Sex addiction is a form of non-substance-based addiction (behavioral addiction) characterized by life-impairing involvement in…
What Role Does Impulsivity Play in Sex Addiction?
Unusually impulsive sexual behavior is a common but not universal feature of sex addiction in men, according to new research findings from a group of American and Canadian scientists.
Psychologists and psychiatrists use the term impulsivity to refer to the human tendency to act without taking the time to consider the consequences of action. Some adults have relatively low levels of involvement in this tendency, while others often act in impulsive ways. In a study review published in March 2015 in the journal Current Behavioral Neuroscience Reports, researchers from three U.S. institutions and two Canadian institutions assessed the role that sex-related impulsive behavior plays in cases of sex addiction found in men.
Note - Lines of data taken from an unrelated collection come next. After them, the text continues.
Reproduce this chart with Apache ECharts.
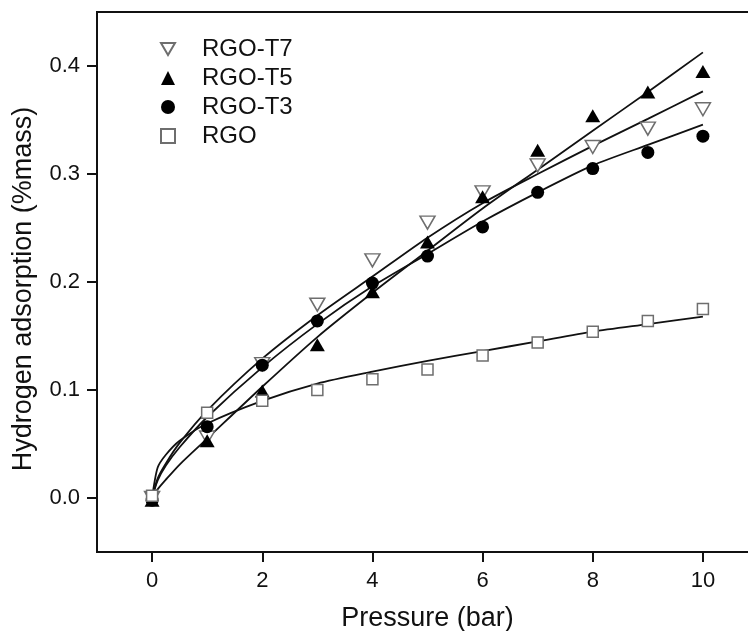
<!DOCTYPE html>
<html>
<head>
<meta charset="utf-8">
<script src="https://cdn.jsdelivr.net/npm/echarts@6/dist/echarts.min.js"></script>
<style>
  html, body { margin: 0; padding: 0; background: #fff; }
  #chart { width: 748px; height: 631px; }
</style>
</head>
<body>
<div id="chart"></div>
<script>
// ---- data ----
const pressure = [0, 1, 2, 3, 4, 5, 6, 7, 8, 9, 10];
const rgoT7 = [0.000, 0.056, 0.124, 0.179, 0.220, 0.255, 0.283, 0.308, 0.325, 0.342, 0.360];
const rgoT5 = [-0.002, 0.053, 0.099, 0.142, 0.191, 0.237, 0.279, 0.322, 0.354, 0.376, 0.395];
const rgoT3 = [-0.002, 0.066, 0.123, 0.164, 0.199, 0.224, 0.251, 0.283, 0.305, 0.320, 0.335];
const rgo   = [0.002, 0.079, 0.090, 0.100, 0.110, 0.119, 0.132, 0.144, 0.154, 0.164, 0.175];

// fitted curves
const fitX   = [0, 0.1, 0.25, 0.5, 1, 2, 3, 4, 5, 6, 7, 8, 9, 10];
const fitT7  = [0, 0.018, 0.032, 0.051, 0.081, 0.129, 0.169, 0.205, 0.241, 0.273, 0.300, 0.326, 0.351, 0.3765];
const fitT5  = [0, 0.008, 0.017, 0.031, 0.055, 0.103, 0.149, 0.190, 0.229, 0.268, 0.304, 0.340, 0.376, 0.4126];
const fitT3  = [0, 0.016, 0.030, 0.047, 0.075, 0.121, 0.161, 0.196, 0.226, 0.256, 0.283, 0.308, 0.327, 0.3457];
const fitRGO = [0, 0.028, 0.040, 0.053, 0.069, 0.090, 0.106, 0.117, 0.127, 0.136, 0.145, 0.154, 0.161, 0.168];

const xTicks = [0, 2, 4, 6, 8, 10];
const yTicks = [0, 0.1, 0.2, 0.3, 0.4];
const seriesNames = ['RGO-T7', 'RGO-T5', 'RGO-T3', 'RGO'];

const pair = (xs, ys) => xs.map((x, i) => [x, ys[i]]);
const FONT = 'Liberation Sans, Arial, Helvetica, sans-serif';

const chart = echarts.init(document.getElementById('chart'), null, { renderer: 'canvas' });

function fitLine(name, ys) {
  return {
    name: name, type: 'line', data: pair(fitX, ys),
    showSymbol: false, symbol: 'none', smooth: 0.25,
    lineStyle: { color: '#111', width: 1.8 },
    z: 2, silent: true, animation: false
  };
}

const option = {
  backgroundColor: '#ffffff',
  animation: false,
  grid: {
    left: 97, top: 12, right: -10, bottom: 79,
    outerBoundsMode: 'none', containLabel: false,
    show: true, borderColor: '#111', borderWidth: 2, backgroundColor: 'transparent'
  },
  legend: {
    data: [
      { name: seriesNames[0], icon: 'path://M0,0L20,0L10,17.3Z' },
      { name: seriesNames[1] },
      { name: seriesNames[2] },
      { name: seriesNames[3] }
    ],
    orient: 'vertical',
    left: 155, top: 32,
    itemWidth: 14, itemHeight: 14, itemGap: 5,
    selectedMode: false,
    textStyle: { fontFamily: FONT, fontSize: 24, color: '#111', lineHeight: 24, padding: [0, 0, 0, 22] }
  },
  xAxis: {
    type: 'value', min: -1, max: 11,
    name: 'Pressure (bar)', nameLocation: 'middle', nameGap: 53,
    nameTextStyle: { fontFamily: FONT, fontSize: 27, color: '#111' },
    axisLine: { show: true, onZero: false, lineStyle: { color: '#111', width: 2 } },
    axisTick: { show: true, length: 10, lineStyle: { color: '#111', width: 2 }, customValues: xTicks },
    axisLabel: { fontFamily: FONT, fontSize: 22, color: '#111', margin: 18, customValues: xTicks },
    splitLine: { show: false }
  },
  yAxis: {
    type: 'value', min: -0.05, max: 0.45,
    name: 'Hydrogen adsorption (%mass)', nameLocation: 'middle', nameGap: 60,
    nameTextStyle: { fontFamily: FONT, fontSize: 27, color: '#111', padding: [0, 14, 0, 0] },
    axisLine: { show: true, onZero: false, lineStyle: { color: '#111', width: 2 } },
    axisTick: { show: true, length: 10, lineStyle: { color: '#111', width: 2 }, customValues: yTicks },
    axisLabel: { fontFamily: FONT, fontSize: 22, color: '#111', margin: 17, customValues: yTicks,
      formatter: v => v.toFixed(1) },
    splitLine: { show: false }
  },
  series: [
    fitLine('fit-T7', fitT7),
    fitLine('fit-T5', fitT5),
    fitLine('fit-T3', fitT3),
    fitLine('fit-RGO', fitRGO),
    {
      name: seriesNames[0], type: 'scatter', data: pair(pressure, rgoT7),
      symbol: 'triangle', symbolRotate: 180, symbolSize: [15, 13],
      itemStyle: { color: '#ffffff', borderColor: '#6e6e6e', borderWidth: 1.5, opacity: 1 }, z: 5
    },
    {
      name: seriesNames[1], type: 'scatter', data: pair(pressure, rgoT5),
      symbol: 'triangle', symbolSize: [15, 13],
      itemStyle: { color: '#000000', opacity: 1 }, z: 5
    },
    {
      name: seriesNames[2], type: 'scatter', data: pair(pressure, rgoT3),
      symbol: 'circle', symbolSize: 13,
      itemStyle: { color: '#000000', opacity: 1 }, z: 5
    },
    {
      name: seriesNames[3], type: 'scatter', data: pair(pressure, rgo),
      symbol: 'rect', symbolSize: 11,
      itemStyle: { color: '#ffffff', borderColor: '#6e6e6e', borderWidth: 1.5, opacity: 1 }, z: 5
    }
  ]
};
chart.setOption(option);
</script>
</body>
</html>
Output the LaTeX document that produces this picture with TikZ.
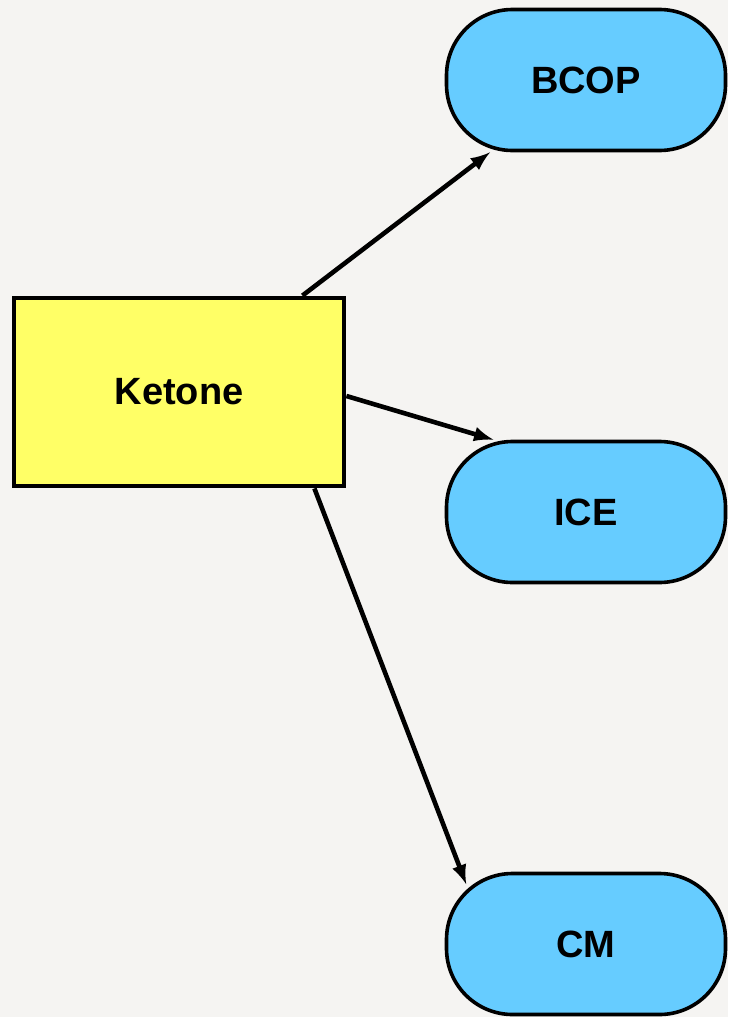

These researchers concluded that some men affected by sex addiction display sexually impulsive behavior, while others do not.
Sex addiction is one of the most common terms for a form of non-substance-related behavioral addiction that centers on a dysfunctional use of sexual fantasy, sexual thought and/or sexual activity. Essentially equivalent terms for the same life-disrupting problem include sexual addiction, hypersexuality, compulsive sexual behavior and hypersexual disorder. One of the underlying reasons for the use of so many terms is a lack of a single definition for sex addiction in the U.S. The American Psychiatric Association (popularizers of the term hypersexual disorder) came close to creating a standard definition in 2013, but ultimately failed to do so.
Whatever the name used to describe it, sex addiction has features that include the use of sexual activity, thought or fantasy as an inappropriate coping mechanism for unwanted feelings or problems; an inability to limit the amount of time spent on sexual activity, thought or fantasy; a preoccupation with sex in non-sexual situations; exposure to clearly negative personal or social outcomes associated with sexual activity, thought or fantasy; and continued inappropriate or excessive involvement in sexual activity, thought or fantasy after exposure to clearly negative outcomes. Some affected individuals have problems related to one form or avenue of sexual expression, while others have problems related to multiple forms or avenues of expression.
Sexually Impulsive Behavior
Some mental health professionals believe that sex addiction and other forms of behavioral addiction have their roots in an unusual ability to control impulsive behavior, as well as a corresponding inability to control compulsive behavior. Broadly speaking, impulsive behavior is behavior marked by a lack of adequate forethought, while compulsive behavior stems from rigid, repetitive adherence to a conscious or unconscious set of rules or beliefs. People who act impulsively commonly have pleasure-seeking as a goal, while people who act compulsively commonly seek to avoid some sort of harm. A sexually impulsive person would put sex-related pleasure before other considerations in a range of circumstances, and thereby repeatedly experience exposure to unwanted or undesirable sex-related consequences.
Impulsivity and Sex Addiction
In the study review published in Current Behavioral Neuroscience Reports, researchers from the University of California Los Angeles, Harvard Medical School, the Icahn School of Medicine at Mount Sinai and Canada’s Royal Ottawa Health Care Group and University of Ottawa used data from a large number of previously conducted studies to explore the role that sexually impulsive behavior plays in cases of sex addiction affecting men. (Women also develop the condition, although it often has gender-specific symptoms and social manifestations.) The researchers undertook their work, in part, in response to the current lack of an official definition for the disorder in the U.S. and Canada.
After completing their review, the researchers preliminarily concluded that studies of sexual impulsivity have largely focused on specific manifestations of impulsive behavior, not impulsive behavior as a whole. They also concluded that, for any affected person, impulsive tendencies may interact with compulsive tendencies to produce a “push-pull” situation that leads to unusual involvement in pleasure- or sensation-seeking behavior. In addition, the researchers concluded that some affected individuals may have a general involvement in unusually impulsive behavior, while others may have a more specific or limited involvement in sex-related impulsivity. Overall, the researchers concluded that some men who seek help for sex addiction appear to act in unusually impulsive ways, while other men who seek help for the condition do not typically act impulsively.
The review’s authors emphasize the lack of a single working definition for sexual impulsivity or an understanding of how such impulsivity impacts the behavior of people involved in dysfunctional patterns of sexual thought, behavior or fantasy. They point toward a need for further research to resolve these issues.